Here, we take a closer look at the steps you need to go through to plan for an upcoming exhibition.
Set Clear, Measurable Goals
The first step of any exhibition marketing plan should be to set out exactly what you are aiming to achieve. This may be, for example, to generate a certain number of sales, or a certain amount of exposure in a new market. The key is to make sure your goals are realistic, understood by all involved and measurable.
"Your exhibition targets can be anything from the number of leads scanned to orders processed," explains Chris Bardsley, marketing executive at Unibox, in an article written for Marketing Donut. "It is only by setting objectives that you can measure the success of your strategy."
Establish a Budget
Next, you need to sit down with your finance department and decide exactly how much money you have to spend on your exhibition. The amount you allocate will depend on a number of factors, including the amount of money available to you and the specific goals you have. Once a budget is established, try to stick to it by breaking it down carefully, taking into account all outgoings.
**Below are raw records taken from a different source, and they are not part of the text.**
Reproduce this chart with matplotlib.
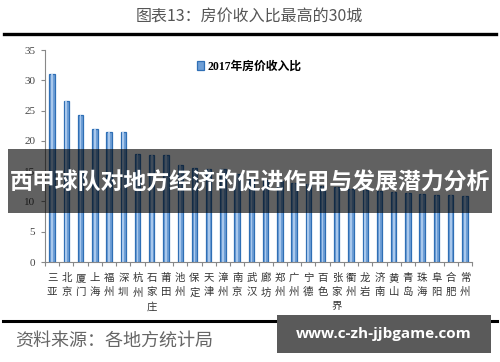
import matplotlib
matplotlib.use("Agg")
import matplotlib.pyplot as plt
from matplotlib.patches import Rectangle
from matplotlib.lines import Line2D

plt.rcParams['font.family'] = ['Noto Sans CJK SC', 'DejaVu Sans']

cities = ["三亚", "北京", "厦门", "上海", "福州", "深圳", "杭州", "石家庄", "莆田", "池州",
          "保定", "天津", "漳州", "南京", "武汉", "廊坊", "郑州", "广州", "宁德", "百色",
          "张家界", "衢州", "龙岩", "济南", "黄山", "青岛", "珠海", "阜阳", "合肥", "常州"]
values = [31.0, 26.5, 24.2, 21.9, 21.4, 21.4, 17.9, 17.7, 17.6, 16.0,
          15.6, 15.3, 15.3, 14.5, 14.0, 13.6, 13.3, 13.0, 12.8, 12.5,
          12.3, 12.1, 11.9, 11.8, 11.6, 11.4, 11.3, 11.1, 11.0, 10.9]
yticks = [0, 5, 10, 15, 20, 25, 30, 35]
series_name = "2017年房价收入比"
title = "图表13：房价收入比最高的30城"
banner = "西甲球队对地方经济的促进作用与发展潜力分析"
source = "资料来源：各地方统计局"
watermark = "www.c-zh-jjbgame.com"

W, H = 500, 362
fig = plt.figure(figsize=(W / 100, H / 100), dpi=100)
fig.patch.set_facecolor("white")

def fx(px):
    return px / W

def fy(py):
    return 1 - py / H

# Title + rule
fig.text(fx(249), fy(17), title, ha="center", va="center", fontsize=11.5, color="#555555")
fig.add_artist(Line2D([fx(4), fx(496)], [fy(34), fy(34)], color="black", lw=2.4))

# Axes
ax = fig.add_axes([fx(45), fy(262), fx(472) - fx(45), fy(50) - fy(262)])
x = list(range(len(cities)))
ax.bar(x, values, width=0.38, color="#6f9fd6", edgecolor="#2f6fb5", linewidth=0.9,
       label=series_name)
ax.bar(x, values, width=0.12, color="#a9c8ec", linewidth=0)
ax.set_xlim(-0.5, len(cities) - 0.5)
ax.set_ylim(0, 35)
ax.set_yticks(yticks)
ax.set_yticklabels([str(v) for v in yticks], family="Liberation Serif", fontsize=8, color="#444444")
for s in ["top", "right"]:
    ax.spines[s].set_visible(False)
ax.spines["left"].set_color("#888888")
ax.spines["bottom"].set_color("#888888")
ax.tick_params(axis="y", length=3, color="#888888", pad=4)
ax.set_xticks([i - 0.5 for i in range(len(cities) + 1)], minor=False)
ax.set_xticklabels([])
ax.tick_params(axis="x", length=3, color="#888888")
ax.set_xticks(x, minor=True)
ax.set_xticklabels(["\n".join(c) for c in cities], minor=True, fontsize=7.5,
                   color="#333333", linespacing=1.5, va="top")
ax.tick_params(axis="x", which="minor", length=0, pad=8)

leg = ax.legend(loc="upper left", bbox_to_anchor=(0.33, 1.0), frameon=False,
                handlelength=0.6, handleheight=0.9, handletextpad=0.3,
                prop={"family": ["Liberation Serif", "Noto Sans CJK SC"], "weight": "bold", "size": 8.5})

# Banner overlay
fig.add_artist(Rectangle((fx(8), fy(213)), fx(492) - fx(8), fy(149) - fy(213),
                         transform=fig.transFigure, facecolor="black", alpha=0.62,
                         edgecolor="none", zorder=10))
fig.text(fx(250), fy(183), banner, ha="center", va="center", fontsize=16.5,
         color="white", weight="bold", zorder=11)

# Bottom rule + source
fig.add_artist(Line2D([fx(3), fx(497)], [fy(321), fy(321)], color="black", lw=2.2))
fig.text(fx(15), fy(341), source, ha="left", va="center", fontsize=13, color="#666666",
         style="italic")
fig.add_artist(Rectangle((fx(277), fy(353)), fx(491) - fx(277), fy(315) - fy(353),
                         transform=fig.transFigure, facecolor="#5a5a5a",
                         edgecolor="none", zorder=10))
fig.text(fx(384), fy(334), watermark, ha="center", va="center", fontsize=11,
         color="white", weight="bold", family="Open Sans", zorder=11)

fig.savefig("out.png", dpi=100)
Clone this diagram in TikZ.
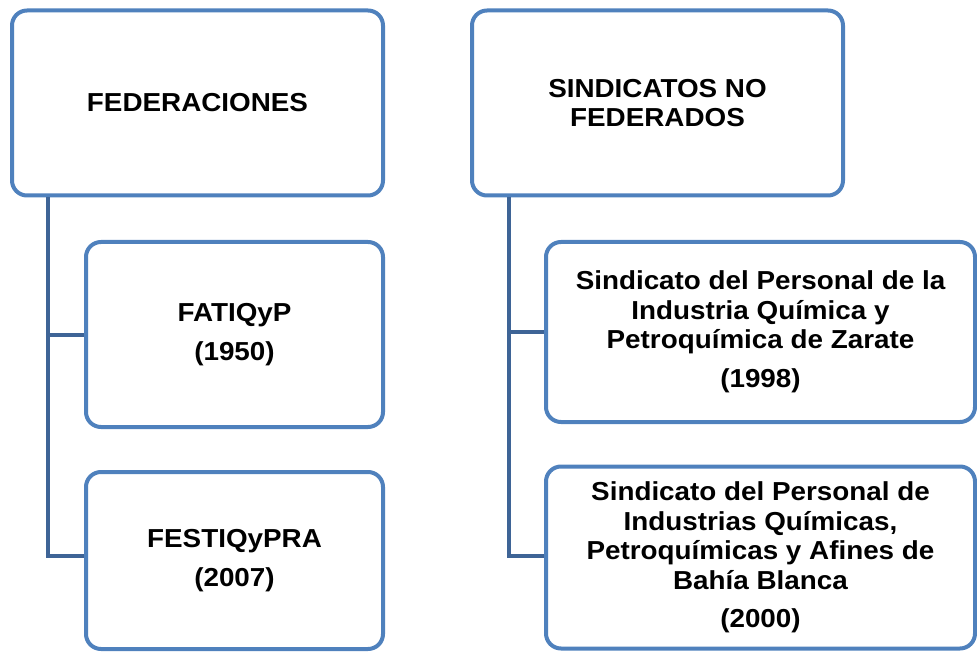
\documentclass[tikz,border=0pt]{standalone}
\usepackage{fontspec}
\newfontfamily\boxfont[FakeStretch=1.07]{Liberation Sans}
\usetikzlibrary{positioning}
\definecolor{boxblue}{RGB}{79,129,189}
\definecolor{linkblue}{RGB}{62,100,150}
\newcommand{\yearline}{\\[9pt]}

\begin{document}
\begin{tikzpicture}[x=1pt, y=-1pt,
    orgbox/.style={draw=boxblue, line width=4pt, fill=white, rounded corners=15pt,
        align=center, inner sep=0pt,
        font=\boxfont\bfseries\fontsize{26}{29.5}\selectfont},
    link/.style={draw=linkblue, line width=4pt},
]
\useasboundingbox (0,0) rectangle (977,652);
% heads
\node[orgbox, minimum width=371pt, minimum height=185pt] (fed) at (197.5,103) {FEDERACIONES};
\node[orgbox, minimum width=371pt, minimum height=185pt] (sind) at (657.5,103) {SINDICATOS NO\\FEDERADOS};
% federaciones
\node[orgbox, minimum width=297pt, minimum height=185pt] (fatiq) at (234.5,334.5) {FATIQyP\yearline(1950)};
\node[orgbox, minimum width=297pt, minimum height=177pt] (festiq) at (234.5,560.5) {FESTIQyPRA\yearline(2007)};
% sindicatos no federados
\node[orgbox, minimum width=429pt, minimum height=180pt] (zarate) at (760.5,332) {Sindicato del Personal de la\\Industria Química y\\Petroquímica de Zarate\yearline(1998)};
\node[orgbox, minimum width=429pt, minimum height=182pt] (bahia) at (760.5,557.5) {Sindicato del Personal de\\Industrias Químicas,\\Petroquímicas y Afines de\\Bahía Blanca\yearline(2000)};

\coordinate (fedroot) at ([xshift=38pt]fed.south west);
\coordinate (sindroot) at ([xshift=39pt]sind.south west);
\draw[link] (fedroot) |- (fatiq.west);
\draw[link] (fedroot) |- ([yshift=5pt]festiq.west);
\draw[link] (sindroot) |- (zarate.west);
\draw[link] (sindroot) |- ([yshift=2pt]bahia.west);
\end{tikzpicture}
\end{document}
To give you an idea of what you should be looking to spend, B2B exhibitions account for around 39 percent of total B2B marketing budgets, on average. However, that statistic covers all trade shows over the course of the year. Ultimately, the amount you allocate will depend on your priorities and financial situation.
Put Together Your Team
One aspect of your strategy that will require careful thought is the staff you choose to be part of the process. Here, you need to ensure you are picking reliable, trustworthy, knowledgeable team members. It may also be necessary to consider which products or services you are showcasing and who has the best knowledge of them.
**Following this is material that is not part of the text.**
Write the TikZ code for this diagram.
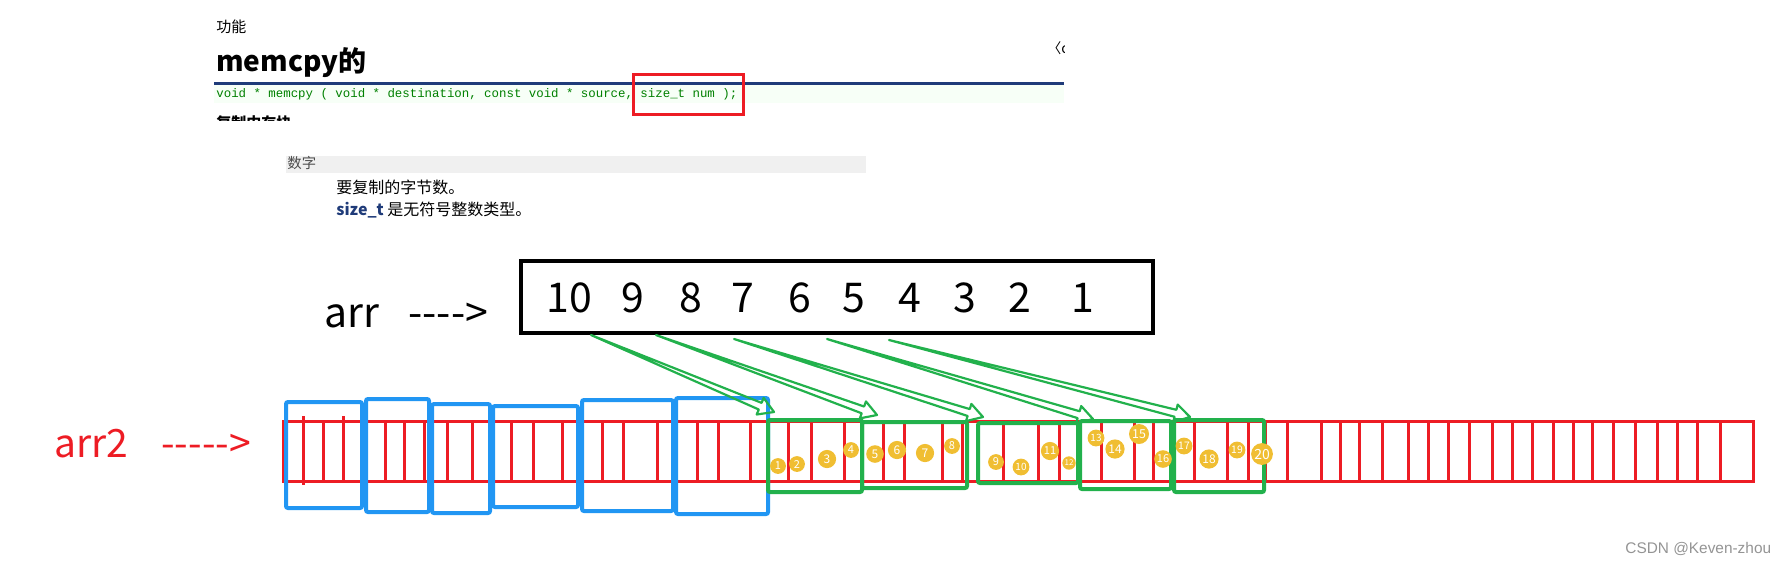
\documentclass[tikz,border=0pt]{standalone}
\usepackage{fontspec}
\setmainfont{Noto Sans CJK SC}
\newfontfamily\plainfont{Noto Sans CJK SC}
\newfontfamily\codefont{Liberation Mono}
\newfontfamily\markfont{Liberation Sans}
\usetikzlibrary{arrows.meta,positioning,calc}

\definecolor{paintred}{RGB}{237,28,36}
\definecolor{paintgreen}{RGB}{34,177,76}
\definecolor{paintblue}{RGB}{33,150,243}
\definecolor{ballyellow}{RGB}{240,190,50}
\definecolor{rulenavy}{RGB}{31,59,121}
\definecolor{codegreen}{RGB}{0,128,0}
\definecolor{bandgray}{RGB}{240,240,240}

\begin{document}
\begin{tikzpicture}[
  x=0.5pt, y=-0.5pt,
  label/.style={inner sep=0pt, anchor=base west},
  num/.style={inner sep=0pt, anchor=base, font=\fontsize{20.5}{24}\selectfont},
  arrframe/.style={draw=black, line width=2.25pt, minimum width=316pt, minimum height=36pt, inner sep=0pt},
  cellline/.style={draw=paintred, line width=1.5pt},
  bluegrp/.style={draw=paintblue, line width=2pt, rounded corners=1pt},
  greengrp/.style={draw=paintgreen, line width=2pt, rounded corners=1pt},
  ball/.style={circle, fill=ballyellow, text=white, inner sep=0pt},
  copyarrow/.style={draw=paintgreen, line width=1.1pt, line join=round,
    to path={-- ($(\tikztotarget)!7.5pt!(\tikztostart)!1.8pt!90:(\tikztotarget)$)
             -- ($(\tikztotarget)!7.5pt!(\tikztostart)!4.5pt!90:(\tikztotarget)$)
             -- (\tikztotarget)
             -- ($(\tikztotarget)!7.5pt!(\tikztostart)!4.5pt!-90:(\tikztotarget)$)
             -- ($(\tikztotarget)!7.5pt!(\tikztostart)!1.8pt!-90:(\tikztotarget)$)
             -- cycle}},
]
\useasboundingbox (0,0) rectangle (1781,563);

% screenshot of the reference page
\node[label, font=\fontsize{7.5}{8}\selectfont] (gongneng) at (216,32) {功能};
\node[label, font=\bfseries\fontsize{14}{16}\selectfont] (title) at (216,71) {memcpy的};
\begin{scope}
  \clip (1040,30) rectangle (1064,60);
  \node[label, font=\fontsize{7}{8}\selectfont] (nav) at (1047,53) {〈c};
\end{scope}
\fill[green!3] (214,85) rectangle (1064,103);
\draw[rulenavy, line width=1.5pt] (214,83) -- (1064,83);
\node[label, font=\codefont\fontsize{6.2}{7}\selectfont, text=codegreen] (proto) at (216,97)
  {void * memcpy ( void * destination, const void * source, size\_t num );};
\node[draw=paintred, line width=1.5pt, minimum width=55pt, minimum height=20pt, inner sep=0pt] (numbox) at (688,94) {};
\begin{scope}
  \clip (200,110) rectangle (400,120);
  \node[label, font=\bfseries\fontsize{7.5}{8}\selectfont] (brief) at (216,128) {复制内存块};
\end{scope}

\fill[bandgray] (286,156) rectangle (866,173);
\node[label, font=\fontsize{7.2}{8}\selectfont, text=black!70] (param) at (287,168) {数字};
\node[label, font=\fontsize{8}{9}\selectfont] (desc1) at (336,193) {要复制的字节数。};
\node[label, font=\fontsize{8}{9}\selectfont] (desc2) at (336,215) {{\bfseries\color{rulenavy}size\_t} 是无符号整数类型。};

% source array
\node[arrframe] (arrbox) at (837,297) {};
\foreach \v/\x in {10/569,9/633,8/691,7/743,6/800,5/854,4/910,3/965,2/1020,1/1083}
  \node[num] (d\v) at (\x,312) {\v};
\node[label, font=\fontsize{20.5}{24}\selectfont] (arr) at (324,327) {arr};
\node[label, font=\plainfont\fontsize{20.5}{24}\selectfont] (arrptr) at (408,327) {---->};

% destination array
\node[label, font=\fontsize{19.5}{24}\selectfont, text=paintred] (arrtwo) at (54,457) {arr2};
\node[label, font=\plainfont\fontsize{19.5}{24}\selectfont, text=paintred] (arrtwoptr) at (161,457) {----->};
\draw[cellline] (283,421) rectangle (1753,481);
\foreach \x in {323,385,404,424,447,472,511,533,562,602,623,657,697,718,750,
                788,811,844,883,904,942,962,1003,1038,1059,1101,1134,1153,1194,1227,1248,
                1265,1287,1321,1340,1359,1382,1408,1428,1448,1469,1492,1512,1532,1553,
                1573,1592,1613,1635,1657,1677,1697,1720}
  \draw[cellline] (\x,421) -- (\x,481);
\draw[cellline] (303,416) -- (303,485);
\draw[cellline] (343,416) -- (343,481);

% groups of int already copied over
\foreach \l/\t/\r/\b in {286/402/362/508, 366/399/429/512, 432/404/490/513,
                         493/406/578/507, 582/400/673/511, 676/398/768/514}
  \draw[bluegrp] (\l,\t) rectangle (\r,\b);

% 20 bytes being copied
\foreach \l/\t/\r/\b in {768/420/862/492, 862/422/967/488, 978/423/1078/483,
                         1080/421/1171/489, 1174/420/1264/492}
  \draw[greengrp] (\l,\t) rectangle (\r,\b);

\foreach \n/\x/\y in {1/591/335, 2/656/335, 3/734/339, 4/827/339, 5/889/340}
  \coordinate (src\n) at (\x,\y);
\foreach \n/\x/\y in {1/774/412, 2/877/415, 3/983/417, 4/1093/419, 5/1190/417}
  \coordinate (dst\n) at (\x,\y);
\foreach \n in {1,...,5}
  \draw[copyarrow] (src\n) to (dst\n);

\foreach \n/\x/\y/\s/\f in {1/778/466/7.9/5.5, 2/797/464/7.9/5.5, 3/827/459/9.1/6,
    4/851/450/7.9/5.5, 5/875/454/8.8/6, 6/897/450/9.1/6, 7/925/453/9.1/6,
    8/952/446/7.9/5.5, 9/996/462/7.9/5.5, 10/1021/467/8.4/5, 11/1050/451/9.1/5.5,
    12/1069/463/6.7/4, 13/1096/438/8.4/5, 14/1115/449/9.6/6, 15/1139/434/10/6.2,
    16/1163/459/8.8/5.5, 17/1184/446/8.4/5.2, 18/1209/459/9.6/6, 19/1237/450/8.4/5.2,
    20/1262/454/10.9/7}
  \node[ball, minimum size=\s pt, font=\fontsize{\f}{\f}\selectfont] (c\n) at (\x,\y) {\n};

\node[label, font=\markfont\fontsize{7.7}{9}\selectfont, text=black!42] (mark) at (1625,553) {CSDN @Keven-zhou};
\end{tikzpicture}
\end{document}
"The people you choose for your booth represent your business," says Timothy Carter, writing for MarketingProfs. "Make sure they're knowledgeable about the product or service, and friendly and engaging."
Plan Your Exhibition Stand and Services
Another important consideration is the type of exhibition stand you want. Many design companies will offer a range of options, from bespoke exhibition stands to pop up stands, and everything in between. You should also think about any additional exhibition services you may require, such as storage, transportation, installation and derigging.
Think about what you are trying to achieve, your budget, and any other needs. While bespoke exhibition stands pack a real punch and are great for attracting attention through enhanced branding, a modular stand is going to be a much better investment if you want to attend various exhibitions or trade shows throughout the year, because they are reusable and reconfigurable.
Carry Out Pre-Event Marketing
An element of successful exhibition marketing that is not always given the level of attention it requires is pre-event marketing. Yet, around 70 percent of attendees plan a list of the exhibitions they want to visit before they attend, according to Inc.com, which should put its importance into perspective.
In simple terms, you need to let people know you are going to be at the exhibition event before they arrive. Use email, social media, snail mail and your own website to put the message out there. You should also consider advertising your appearance in trade publications and, if possible, in the literature for the event itself.
Create a Follow-Up Plan
Finally, lead generation is often cited as one of the key benefits of carrying out an exhibition marketing strategy. Despite this, industry research shows that a staggering 80 percent of trade show leads are not followed up, and many of those companies that do follow up on leads take more than 50 days to do so.
Do not leave the follow-up process until after the event. Plan in advance for how you are going to make contact with your leads, what you are going to say to them and how often you are going to reach out to them. You should also plan who is going to be responsible for getting in touch with people and when the process will begin.